* EXERCISE BRIEF: Identify the lines that contain the word "this" and copy each one.
**** GIVEN RECORDS ****
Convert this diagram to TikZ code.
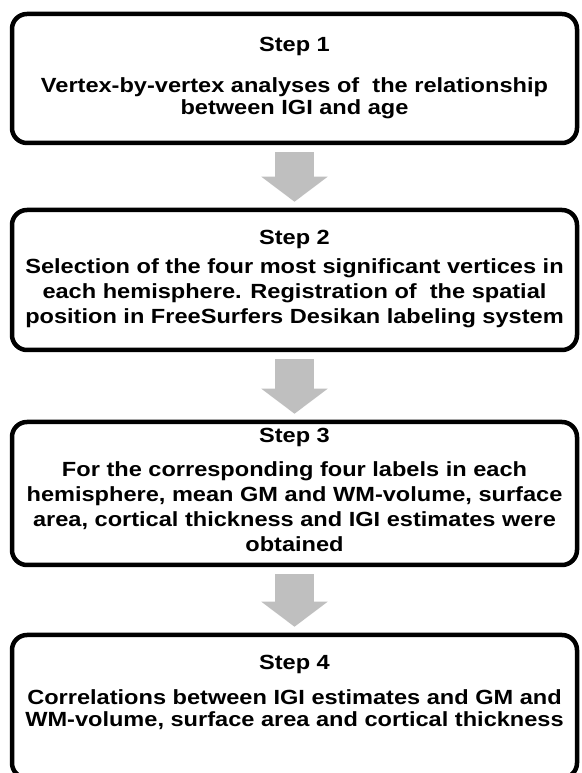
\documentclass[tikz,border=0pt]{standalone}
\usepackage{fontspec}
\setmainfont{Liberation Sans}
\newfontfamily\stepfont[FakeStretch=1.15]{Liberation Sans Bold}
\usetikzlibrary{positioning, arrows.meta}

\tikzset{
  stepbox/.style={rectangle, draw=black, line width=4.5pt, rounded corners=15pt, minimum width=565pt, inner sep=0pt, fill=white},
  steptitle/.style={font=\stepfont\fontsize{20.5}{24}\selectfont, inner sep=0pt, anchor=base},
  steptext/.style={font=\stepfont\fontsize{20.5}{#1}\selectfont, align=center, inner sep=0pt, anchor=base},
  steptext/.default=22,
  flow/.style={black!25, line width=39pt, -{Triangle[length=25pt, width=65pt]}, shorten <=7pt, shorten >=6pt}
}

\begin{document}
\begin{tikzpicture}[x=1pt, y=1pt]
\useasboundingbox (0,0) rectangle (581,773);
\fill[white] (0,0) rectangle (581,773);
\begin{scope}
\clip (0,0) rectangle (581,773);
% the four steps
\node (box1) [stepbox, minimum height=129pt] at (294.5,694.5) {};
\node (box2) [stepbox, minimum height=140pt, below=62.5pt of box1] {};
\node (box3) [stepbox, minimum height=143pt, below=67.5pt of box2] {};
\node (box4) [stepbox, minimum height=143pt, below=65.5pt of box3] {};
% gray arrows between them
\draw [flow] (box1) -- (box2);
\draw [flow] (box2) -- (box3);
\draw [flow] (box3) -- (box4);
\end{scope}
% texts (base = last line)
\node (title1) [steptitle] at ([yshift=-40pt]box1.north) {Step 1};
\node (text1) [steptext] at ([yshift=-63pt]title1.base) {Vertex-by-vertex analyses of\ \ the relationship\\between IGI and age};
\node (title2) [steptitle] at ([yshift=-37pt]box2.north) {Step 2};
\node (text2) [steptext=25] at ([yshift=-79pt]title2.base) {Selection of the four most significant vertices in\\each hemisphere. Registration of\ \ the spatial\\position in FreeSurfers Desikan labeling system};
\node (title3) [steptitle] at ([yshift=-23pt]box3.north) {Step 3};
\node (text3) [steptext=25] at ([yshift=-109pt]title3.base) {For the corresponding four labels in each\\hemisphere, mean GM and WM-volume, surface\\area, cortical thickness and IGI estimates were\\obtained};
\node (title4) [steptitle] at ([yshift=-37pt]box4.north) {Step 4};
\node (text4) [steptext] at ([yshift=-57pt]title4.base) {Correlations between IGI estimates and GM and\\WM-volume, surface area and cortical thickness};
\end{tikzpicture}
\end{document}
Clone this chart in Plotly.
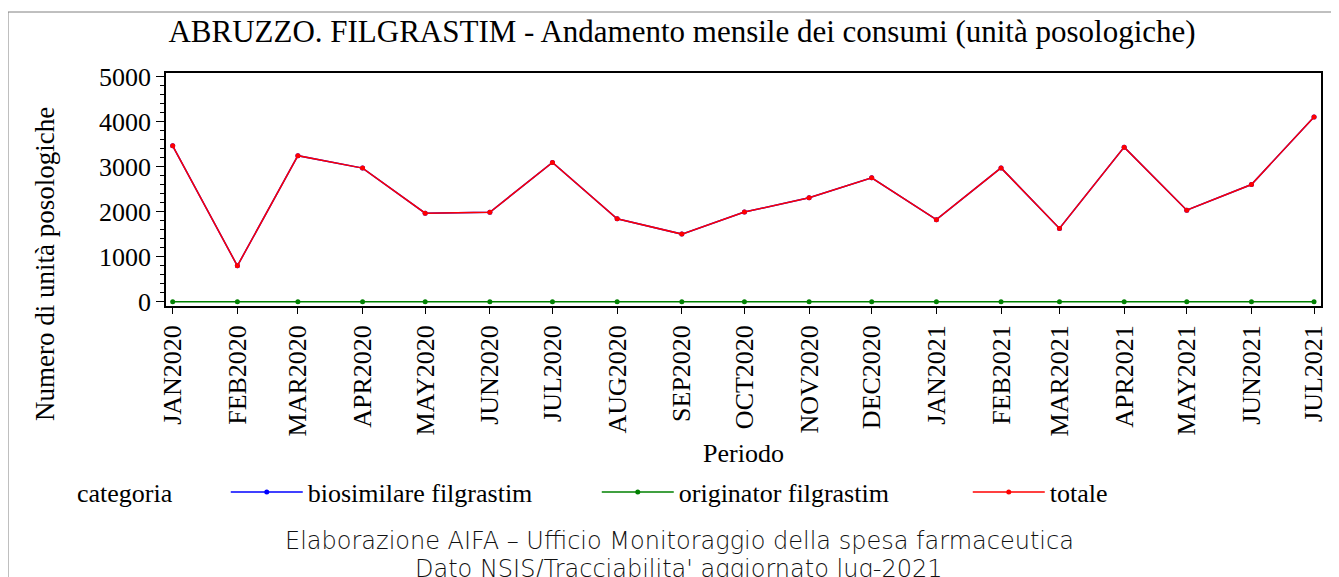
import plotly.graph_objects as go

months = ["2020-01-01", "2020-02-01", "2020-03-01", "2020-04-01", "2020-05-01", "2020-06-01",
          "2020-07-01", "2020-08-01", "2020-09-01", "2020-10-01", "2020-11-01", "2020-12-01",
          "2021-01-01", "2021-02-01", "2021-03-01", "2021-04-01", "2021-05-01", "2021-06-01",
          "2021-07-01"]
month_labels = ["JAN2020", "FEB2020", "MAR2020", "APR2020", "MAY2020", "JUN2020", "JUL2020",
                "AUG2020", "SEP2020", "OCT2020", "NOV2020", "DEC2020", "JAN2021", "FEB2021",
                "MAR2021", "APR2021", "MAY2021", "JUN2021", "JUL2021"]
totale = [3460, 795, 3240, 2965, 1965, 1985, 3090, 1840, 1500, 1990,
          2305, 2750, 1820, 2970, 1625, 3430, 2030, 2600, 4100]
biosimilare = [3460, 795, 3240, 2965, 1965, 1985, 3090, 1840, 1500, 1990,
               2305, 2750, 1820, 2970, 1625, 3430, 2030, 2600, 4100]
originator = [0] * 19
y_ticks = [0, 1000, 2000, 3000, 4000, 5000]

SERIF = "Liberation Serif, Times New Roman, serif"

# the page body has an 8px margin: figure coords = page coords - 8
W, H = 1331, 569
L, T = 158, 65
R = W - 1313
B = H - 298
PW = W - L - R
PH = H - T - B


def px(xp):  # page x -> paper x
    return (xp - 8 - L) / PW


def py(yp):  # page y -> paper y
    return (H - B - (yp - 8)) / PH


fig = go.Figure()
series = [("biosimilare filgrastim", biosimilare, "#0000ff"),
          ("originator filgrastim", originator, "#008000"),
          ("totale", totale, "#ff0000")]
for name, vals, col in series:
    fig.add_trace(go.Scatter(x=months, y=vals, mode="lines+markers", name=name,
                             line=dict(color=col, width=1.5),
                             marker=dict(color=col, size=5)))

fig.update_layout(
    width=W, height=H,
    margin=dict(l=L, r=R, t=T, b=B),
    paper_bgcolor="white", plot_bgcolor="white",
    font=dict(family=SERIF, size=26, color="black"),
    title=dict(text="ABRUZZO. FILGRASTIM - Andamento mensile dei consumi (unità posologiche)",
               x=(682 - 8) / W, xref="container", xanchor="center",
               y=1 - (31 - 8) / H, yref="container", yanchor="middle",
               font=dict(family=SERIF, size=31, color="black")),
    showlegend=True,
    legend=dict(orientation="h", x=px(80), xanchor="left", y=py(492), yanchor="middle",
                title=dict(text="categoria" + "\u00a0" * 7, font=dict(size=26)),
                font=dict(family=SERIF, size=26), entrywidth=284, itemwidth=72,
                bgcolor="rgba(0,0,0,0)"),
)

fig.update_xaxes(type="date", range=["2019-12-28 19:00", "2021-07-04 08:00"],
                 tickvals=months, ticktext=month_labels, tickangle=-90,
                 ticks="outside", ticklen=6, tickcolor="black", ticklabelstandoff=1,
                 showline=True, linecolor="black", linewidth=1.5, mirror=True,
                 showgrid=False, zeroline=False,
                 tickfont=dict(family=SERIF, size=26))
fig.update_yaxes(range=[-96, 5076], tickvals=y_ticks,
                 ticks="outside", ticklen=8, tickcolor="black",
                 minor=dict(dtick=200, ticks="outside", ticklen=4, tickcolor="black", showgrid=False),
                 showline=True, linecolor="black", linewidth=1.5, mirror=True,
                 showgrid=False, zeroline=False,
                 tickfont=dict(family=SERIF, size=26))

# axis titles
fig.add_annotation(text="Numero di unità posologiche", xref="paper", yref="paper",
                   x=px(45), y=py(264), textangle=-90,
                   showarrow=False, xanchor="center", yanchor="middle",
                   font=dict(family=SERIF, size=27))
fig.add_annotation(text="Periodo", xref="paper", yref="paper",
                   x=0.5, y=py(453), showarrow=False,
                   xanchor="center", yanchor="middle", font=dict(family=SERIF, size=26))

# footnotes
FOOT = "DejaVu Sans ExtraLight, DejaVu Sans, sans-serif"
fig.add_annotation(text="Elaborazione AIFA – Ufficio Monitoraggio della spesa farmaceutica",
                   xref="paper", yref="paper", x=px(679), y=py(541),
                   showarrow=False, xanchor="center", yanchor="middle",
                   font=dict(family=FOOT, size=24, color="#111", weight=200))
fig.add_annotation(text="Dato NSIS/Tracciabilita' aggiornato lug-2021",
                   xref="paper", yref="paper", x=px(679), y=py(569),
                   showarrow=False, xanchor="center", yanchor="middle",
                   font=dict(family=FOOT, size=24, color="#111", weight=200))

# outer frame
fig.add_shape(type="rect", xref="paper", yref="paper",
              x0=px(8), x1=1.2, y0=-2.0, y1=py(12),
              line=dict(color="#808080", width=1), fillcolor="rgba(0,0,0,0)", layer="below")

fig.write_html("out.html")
****
* COMPLETED TASK:
Convert this diagram to TikZ code.
Clone this chart in Plotly.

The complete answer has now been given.